*Exercise directions:* Exactly retype the lines from the one containing "Write the Plotly code for this chart." through the one containing "fit_y = bmax_fit * fit_x / (kd_fit + fit_x)"; both ends count, pictures do not.

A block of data
● ● ● ● ● ● ●

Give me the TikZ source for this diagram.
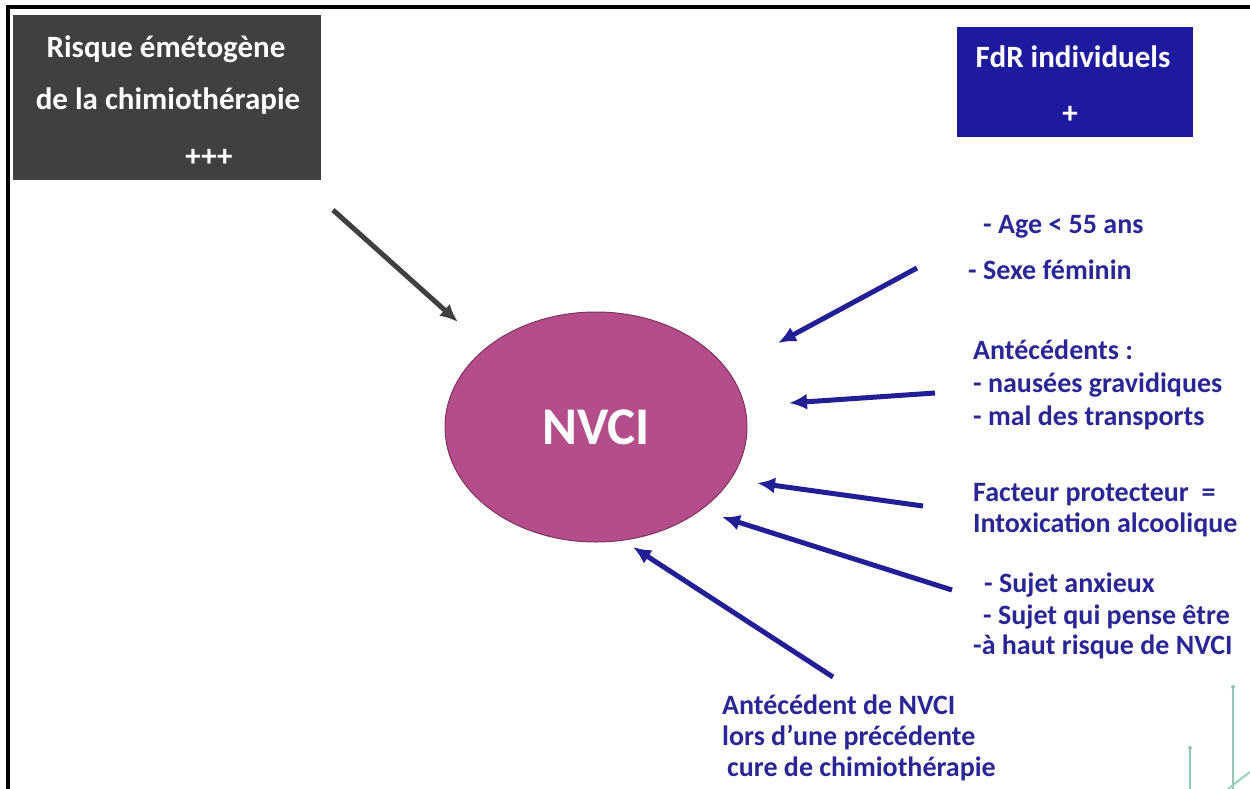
\documentclass[tikz,border=0pt]{standalone}
\usepackage{fontspec}
\setmainfont{Carlito}
\usetikzlibrary{shapes.geometric,arrows.meta}
\definecolor{riskgray}{RGB}{64,64,64}
\definecolor{fdrblue}{RGB}{30,26,158}
\definecolor{txtblue}{RGB}{42,38,150}
\definecolor{arrblue}{RGB}{34,30,150}
\definecolor{nvcifill}{RGB}{180,78,138}
\definecolor{nvciedge}{RGB}{130,48,96}
\definecolor{tealdeco}{RGB}{150,196,186}
\definecolor{greendeco}{RGB}{150,214,186}
\begin{document}
\begin{tikzpicture}[x=1pt,y=-1pt,
  boxtext/.style={text=white,font=\fontsize{31}{36}\selectfont\bfseries,inner sep=0pt,anchor=base},
  sidetext/.style={text=txtblue,font=\fontsize{28}{32}\selectfont\bfseries,inner sep=0pt,anchor=base west},
  bluearrow/.style={draw=arrblue,line width=5pt,-{Latex[length=18pt,width=16pt]}},
  grayarrow/.style={draw=riskgray,line width=5pt,-{Latex[length=18pt,width=16pt]}},
  deco/.style={draw=tealdeco,line width=1.6pt}]
\useasboundingbox (0,0) rectangle (1250,789);
\fill[white] (0,0) rectangle (1250,789);
% frame
\draw[line width=4pt,miter limit=10] (8,789) -- (8,7) -- (1250,7);
% boxes
\node[fill=riskgray,minimum width=308pt,minimum height=165pt,inner sep=0pt] (risk) at (167,97.5) {};
\node[boxtext] (r1) at (166,58) {Risque émétogène};
\node[boxtext] (r2) at (168,110) {de la chimiothérapie};
\node[boxtext] (r3) at (209,167) {+++};
\node[fill=fdrblue,minimum width=236pt,minimum height=110pt,inner sep=0pt] (fdr) at (1075,82) {};
\node[boxtext] (f1) at (1073,68) {FdR individuels};
\node[boxtext] (f2) at (1070,124) {+};
% ellipse
\node[ellipse,fill=nvcifill,draw=nvciedge,line width=1pt,minimum width=302pt,minimum height=230pt,inner sep=0pt,
      text=white,font=\fontsize{53}{60}\selectfont\bfseries] (nvci) at (596,427) {NVCI};
% side texts
\node[sidetext] (t1) at (983,233) {- Age < 55 ans};
\node[sidetext] (t2) at (968,279) {- Sexe féminin};
\node[sidetext] (t3) at (973,359) {Antécédents :};
\node[sidetext] (t4) at (973,392) {- nausées gravidiques};
\node[sidetext] (t5) at (973,425) {- mal des transports};
\node[sidetext] (t6) at (973,501) {Facteur protecteur\ \ =};
\node[sidetext] (t7) at (973,532) {Intoxication alcoolique};
\node[sidetext] (t8) at (984,592) {- Sujet anxieux};
\node[sidetext] (t9) at (983,624) {- Sujet qui pense être};
\node[sidetext] (t10) at (973,654) {-à haut risque de NVCI};
\node[sidetext] (b1) at (722,714) {Antécédent de NVCI};
\node[sidetext] (b2) at (722,745) {lors d’une précédente};
\node[sidetext] (b3) at (727,776) {cure de chimiothérapie};
% arrow end points
\coordinate (g0) at (333,210); \coordinate (g1) at (458,322);
\coordinate (a1s) at (917,268); \coordinate (a1e) at (778,343);
\coordinate (a2s) at (935,393); \coordinate (a2e) at (789,403);
\coordinate (a3s) at (923,506); \coordinate (a3e) at (757,483);
\coordinate (a4s) at (952,590); \coordinate (a4e) at (722,517);
\coordinate (a5s) at (833,677); \coordinate (a5e) at (633,547);
\draw[grayarrow] (g0) -- (g1);
\draw[bluearrow] (a1s) -- (a1e);
\draw[bluearrow] (a2s) -- (a2e);
\draw[bluearrow] (a3s) -- (a3e);
\draw[bluearrow] (a4s) -- (a4e);
\draw[bluearrow] (a5s) -- (a5e);
% decorations bottom right
\coordinate (d1) at (1233,687); \coordinate (d1b) at (1233,789);
\coordinate (d2) at (1190,748); \coordinate (d2b) at (1190,789);
\draw[deco] (d1) -- (d1b);
\draw[deco] (d2) -- (d2b);
\fill[tealdeco] (d1) circle (2pt);
\fill[tealdeco] (d2) circle (2pt);
\coordinate (c1) at (1228,789); \coordinate (c2) at (1250,772);
\draw[draw=greendeco,line width=2pt] (c1) .. controls (1238,781) .. (c2);
\end{tikzpicture}
\end{document}
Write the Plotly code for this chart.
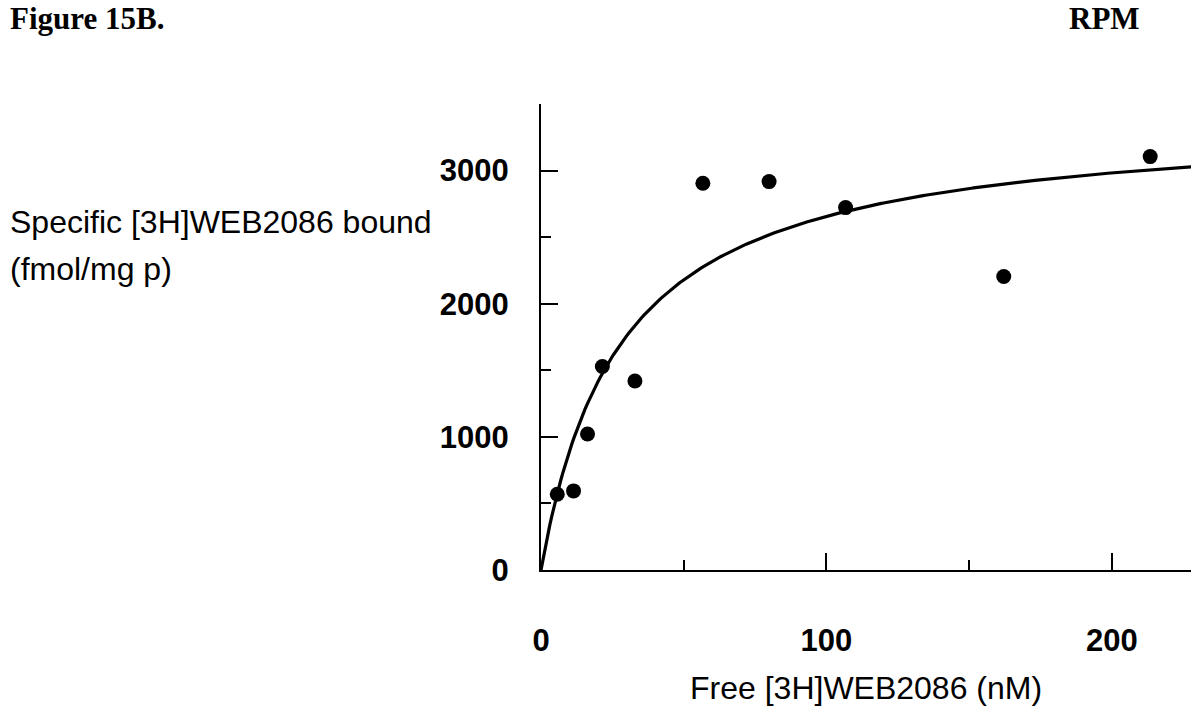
import numpy as np
import plotly.graph_objects as go

# Saturation binding of [3H]WEB2086 (RPM)
free_nM = [5.7, 11.4, 16.3, 21.5, 32.9, 56.7, 79.9, 106.7, 162.1, 213.4]
bound_fmol = [569, 594, 1022, 1528, 1420, 2905, 2917, 2722, 2204, 3105]

# One-site hyperbolic fit: B = Bmax * F / (Kd + F)
bmax_fit = 3400.0
kd_fit = 28.0
fit_x = np.linspace(0, 230, 300)
fit_y = bmax_fit * fit_x / (kd_fit + fit_x)

x_ticks = [0, 100, 200]
y_ticks = [0, 1000, 2000, 3000]

W, H = 1191, 708
L, R, T, B = 541, 0, 104, 138

fig = go.Figure()
fig.add_trace(go.Scatter(x=fit_x, y=fit_y, mode="lines",
                         line=dict(color="black", width=3.2),
                         hoverinfo="skip", showlegend=False))
fig.add_trace(go.Scatter(x=free_nM, y=bound_fmol, mode="markers",
                         marker=dict(color="black", size=15),
                         showlegend=False))

tick_font = dict(family="Liberation Sans, Arial, sans-serif", size=31, color="black")
title_font = dict(family="Liberation Sans, Arial, sans-serif", size=32, color="black")
serif_font = dict(family="Liberation Serif, Times New Roman, serif", size=31, color="black")

fig.update_layout(
    width=W, height=H,
    margin=dict(l=L, r=R, t=T, b=B, pad=0),
    paper_bgcolor="white", plot_bgcolor="white",
    xaxis=dict(range=[0, 227.7], showgrid=False, zeroline=False,
               showline=True, linecolor="black", linewidth=2,
               ticks="inside", ticklen=17, tickwidth=1.8, tickcolor="black",
               tickvals=x_ticks, ticktext=[str(v) for v in x_ticks],
               tickfont=dict(tick_font, weight="bold"),
               ticklabelstandoff=42,
               minor=dict(dtick=50, tick0=0, ticks="inside", ticklen=10,
                          tickwidth=1.5, tickcolor="black", showgrid=False)),
    yaxis=dict(range=[0, 3500], showgrid=False, zeroline=False,
               showline=True, linecolor="black", linewidth=2,
               ticks="inside", ticklen=17, tickwidth=1.8, tickcolor="black",
               tickvals=y_ticks, ticktext=[str(v) for v in y_ticks],
               tickfont=dict(tick_font, weight="bold"),
               ticklabelstandoff=24,
               minor=dict(dtick=500, tick0=0, ticks="inside", ticklen=10,
                          tickwidth=1.5, tickcolor="black", showgrid=False)),
)

pw = W - L - R
ph = H - T - B


def px_x(x):
    return (x - L) / pw


def px_y(y):
    return (H - B - y) / ph


annotations = [
    dict(text="<b>Figure 15B.</b>", x=px_x(8), y=px_y(18), xanchor="left",
         yanchor="middle", font=serif_font),
    dict(text="<b>RPM</b>", x=px_x(1104), y=px_y(18), xanchor="center",
         yanchor="middle", font=serif_font),
    dict(text="Specific [3H]WEB2086 bound", x=px_x(8), y=px_y(222),
         xanchor="left", yanchor="middle", font=title_font),
    dict(text="(fmol/mg p)", x=px_x(8), y=px_y(269),
         xanchor="left", yanchor="middle", font=title_font),
    dict(text="Free [3H]WEB2086 (nM)", x=0.5, y=px_y(688),
         xanchor="center", yanchor="middle", font=title_font),
]
for a in annotations:
    a.update(xref="paper", yref="paper", showarrow=False)
fig.update_layout(annotations=annotations)

fig.write_html("out.html")
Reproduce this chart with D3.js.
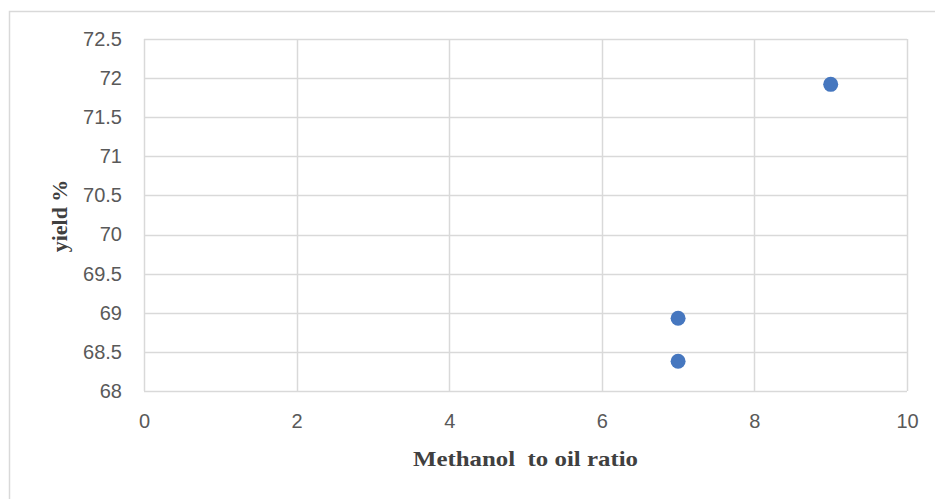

● ● ● ● ● ● ●

*Solution to the exercise:*
Write the Plotly code for this chart.
import numpy as np
import plotly.graph_objects as go

# Saturation binding of [3H]WEB2086 (RPM)
free_nM = [5.7, 11.4, 16.3, 21.5, 32.9, 56.7, 79.9, 106.7, 162.1, 213.4]
bound_fmol = [569, 594, 1022, 1528, 1420, 2905, 2917, 2722, 2204, 3105]

# One-site hyperbolic fit: B = Bmax * F / (Kd + F)
bmax_fit = 3400.0
kd_fit = 28.0
fit_x = np.linspace(0, 230, 300)
fit_y = bmax_fit * fit_x / (kd_fit + fit_x)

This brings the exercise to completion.